Pleasantly bitter broccoli rabe, lightly sharp feta cheese, and refreshing mint perk up tomato sauce in an inventive meatless meal. Sheep’s milk cheese lends a fresh, authentic flavor. This pasta is so satisfying that you won’t need a side dish!
Broccoli Rabe, Feta, and Mint Pasta
1 Tbs. olive oil
1 onion, finely chopped
Red pepper flakes
1 can (28 oz./875 g.) Italian tomatoes, preferably San Marzano
Coarse kosher salt and freshly ground pepper
2 bunches broccoli rabe (about 1 3/4 lb./875 g. total weight), cut into 1-inch (2.5-cm.) pieces
14 1/2-16 oz. (410-500 g.) rotini pasta, preferably multigrain
1/4 cup chopped fresh mint
3/4 cup (1/4 lb./125 g.) feta cheese, crumbled
In a large frying pan over medium heat, warm the oil. Add the onion and 2 large pinches of red pepper flakes to the pan and saute until the onion is tender, about 8 minutes. Add the tomatoes and 1 cup (8 fl. oz./250 ml.) water and bring to a boil, breaking up the tomatoes with a spoon. Reduce the heat to medium-low and simmer until the sauce thickens and the flavors blend, 15-20 minutes. Taste and adjust the seasoning with salt and pepper.

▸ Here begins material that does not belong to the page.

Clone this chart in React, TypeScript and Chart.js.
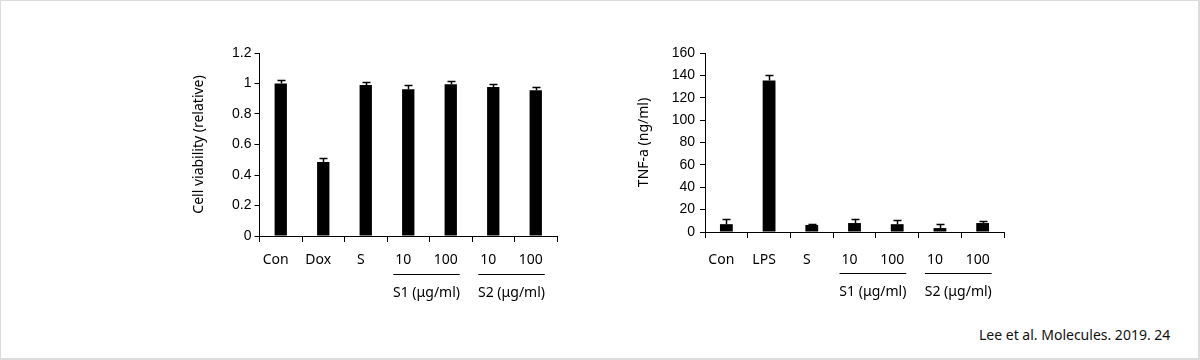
import React, { useEffect, useRef } from "react";
import { Chart, registerables } from "chart.js";

Chart.register(...registerables);

const categories1 = ["Con", "Dox", "S", "10", "100", "10", "100"];
const viability = [1.0, 0.485, 0.99, 0.962, 0.995, 0.977, 0.955];
const viabilityErr = [0.02, 0.025, 0.022, 0.025, 0.022, 0.018, 0.02];
const yTicks1 = [0, 0.2, 0.4, 0.6, 0.8, 1, 1.2];

const categories2 = ["Con", "LPS", "S", "10", "100", "10", "100"];
const tnf = [7.0, 135.5, 6.3, 8.0, 7.0, 3.5, 8.0];
const tnfErr = [4.3, 4.5, 0.7, 3.3, 3.4, 3.3, 1.6];
const yTicks2 = [0, 20, 40, 60, 80, 100, 120, 140, 160];

const groups = [
  { label: "S1 (μg/ml)", from: 3, to: 4 },
  { label: "S2 (μg/ml)", from: 5, to: 6 },
];

const SANS = "'Noto Sans', 'Open Sans', sans-serif";
const ARIAL = "'Liberation Sans', Arial, sans-serif";

function errorBarPlugin(errs: number[]) {
  return {
    id: "errbars",
    afterDatasetsDraw(chart: any) {
      const meta = chart.getDatasetMeta(0);
      const ys = chart.scales.y;
      const vals = chart.data.datasets[0].data as number[];
      const ctx = chart.ctx;
      ctx.save();
      ctx.strokeStyle = "#000";
      ctx.lineWidth = 1.5;
      meta.data.forEach((bar: any, i: number) => {
        const x = Math.round(bar.x) + 0.5;
        const yb = ys.getPixelForValue(vals[i]);
        const yt = Math.round(ys.getPixelForValue(vals[i] + errs[i])) + 0.5;
        ctx.beginPath();
        ctx.moveTo(x, yb);
        ctx.lineTo(x, yt);
        ctx.moveTo(x - 4, yt);
        ctx.lineTo(x + 4, yt);
        ctx.stroke();
      });
      ctx.restore();
    },
  };
}

function groupPlugin(lineOff: number, textOff: number) {
  return {
    id: "groups",
    afterDraw(chart: any) {
      const xs = chart.scales.x;
      const ctx = chart.ctx;
      const base = chart.chartArea.bottom;
      ctx.save();
      ctx.strokeStyle = "#000";
      ctx.lineWidth = 1;
      ctx.fillStyle = "#000";
      ctx.font = `14px ${SANS}`;
      ctx.textAlign = "center";
      ctx.textBaseline = "middle";
      groups.forEach((g) => {
        const x1 = xs.getPixelForValue(g.from) - 15;
        const x2 = xs.getPixelForValue(g.to) + 9;
        const ly = Math.round(base + lineOff) + 0.5;
        ctx.beginPath();
        ctx.moveTo(x1, ly);
        ctx.lineTo(x2, ly);
        ctx.stroke();
        ctx.fillText(g.label, (x1 + x2) / 2, base + textOff);
      });
      ctx.restore();
    },
  };
}

type Cfg = {
  labels: string[];
  values: number[];
  errs: number[];
  ticks: number[];
  max: number;
  title: string;
  pad: { left: number; top: number; right: number; bottom: number };
  yWidth: number;
  tickPad: number;
  xPad: number;
  barPct: number;
  lineOff: number;
  textOff: number;
};

function BarPanel({ cfg, style }: { cfg: Cfg; style: React.CSSProperties }) {
  const ref = useRef<HTMLCanvasElement | null>(null);
  useEffect(() => {
    if (!ref.current) return;
    const chart = new Chart(ref.current, {
      type: "bar",
      data: {
        labels: cfg.labels,
        datasets: [
          {
            data: cfg.values,
            backgroundColor: "#000",
            borderWidth: 0,
            categoryPercentage: 1,
            barPercentage: cfg.barPct,
          },
        ],
      },
      options: {
        animation: false,
        responsive: false,
        maintainAspectRatio: false,
        layout: { padding: cfg.pad },
        plugins: {
          legend: { display: false },
          tooltip: { enabled: false },
        },
        scales: {
          x: {
            type: "category",
            offset: true,
            grid: {
              offset: true,
              drawOnChartArea: false,
              drawTicks: true,
              tickLength: 6,
              color: "#000",
              lineWidth: 1,
            },
            border: { display: true, color: "#000", width: 1 },
            ticks: {
              color: "#000",
              font: { family: SANS, size: 14 },
              padding: cfg.xPad,
              labelOffset: -5,
              maxRotation: 0,
              autoSkip: false,
            },
            afterFit: (s: any) => {
              s.height = 40;
            },
          },
          y: {
            min: 0,
            max: cfg.max,
            afterBuildTicks: (s: any) => {
              s.ticks = cfg.ticks.map((v) => ({ value: v }));
            },
            grid: {
              drawOnChartArea: false,
              drawTicks: true,
              tickLength: 5,
              color: "#000",
            },
            border: { display: true, color: "#000", width: 1 },
            ticks: {
              color: "#000",
              font: { family: ARIAL, size: 14 },
              padding: cfg.tickPad,
              callback: (v: any) => String(v),
            },
            title: {
              display: true,
              text: cfg.title,
              color: "#000",
              font: { family: SANS, size: 14 },
              padding: 0,
            },
            afterFit: (s: any) => {
              s.width = cfg.yWidth;
            },
          },
        },
      },
      plugins: [errorBarPlugin(cfg.errs), groupPlugin(cfg.lineOff, cfg.textOff)],
    });
    return () => chart.destroy();
  }, []);
  return <canvas ref={ref} width={410} height={290} style={{ position: "absolute", ...style }} />;
}

const cfg1: Cfg = {
  labels: categories1,
  values: viability,
  errs: viabilityErr,
  ticks: yTicks1,
  max: 1.2,
  title: "Cell viability (relative)",
  pad: { left: 20, top: 22, right: 24, bottom: 45 },
  yWidth: 68.5,
  tickPad: 3,
  xPad: 10,
  barPct: 0.29,
  lineOff: 38,
  textOff: 57,
};

const cfg2: Cfg = {
  labels: categories2,
  values: tnf,
  errs: tnfErr,
  ticks: yTicks2,
  max: 160,
  title: "TNF-a (ng/ml)",
  pad: { left: 15, top: 22, right: 27, bottom: 49 },
  yWidth: 69,
  tickPad: 5,
  xPad: 14,
  barPct: 0.3,
  lineOff: 40.5,
  textOff: 60,
};

export default function App() {
  return (
    <div
      style={{
        position: "fixed",
        left: 0,
        top: 0,
        width: 1200,
        height: 360,
        background: "#fff",
        boxSizing: "border-box",
        border: "1px solid #dcdcdc",
        borderRightWidth: 2,
        borderBottomWidth: 2,
      }}
    >
      <BarPanel cfg={cfg1} style={{ left: 170, top: 30 }} />
      <BarPanel cfg={cfg2} style={{ left: 620, top: 30 }} />
      <div
        style={{
          position: "absolute",
          left: 978,
          top: 324,
          fontFamily: SANS,
          fontSize: 14,
          color: "#111",
          whiteSpace: "nowrap",
        }}
      >
        Lee et al. Molecules. 2019. 24
      </div>
    </div>
  );
}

Meanwhile, bring a large pot three-fourths full of salted water to a boil. Add the broccoli rabe and cook until just tender-crisp, about 4 minutes. Using a slotted spoon, transfer the broccoli rabe to a bowl. Add the pasta to the pot, stir well, and cook until al dente, about 11 minutes. Return the broccoli rabe to the pot and cook until heated through, about 30 seconds.
Drain the pasta and broccoli rabe. Return to the same pot. Add the sauce and mint and stir to coat. Mix in 1/2 cup (3 oz./90 g.) of the cheese. Taste and adjust the seasoning. Transfer the pasta to a warmed shallow bowl. Sprinkle with the remaining cheese and serve right away. Serves 4.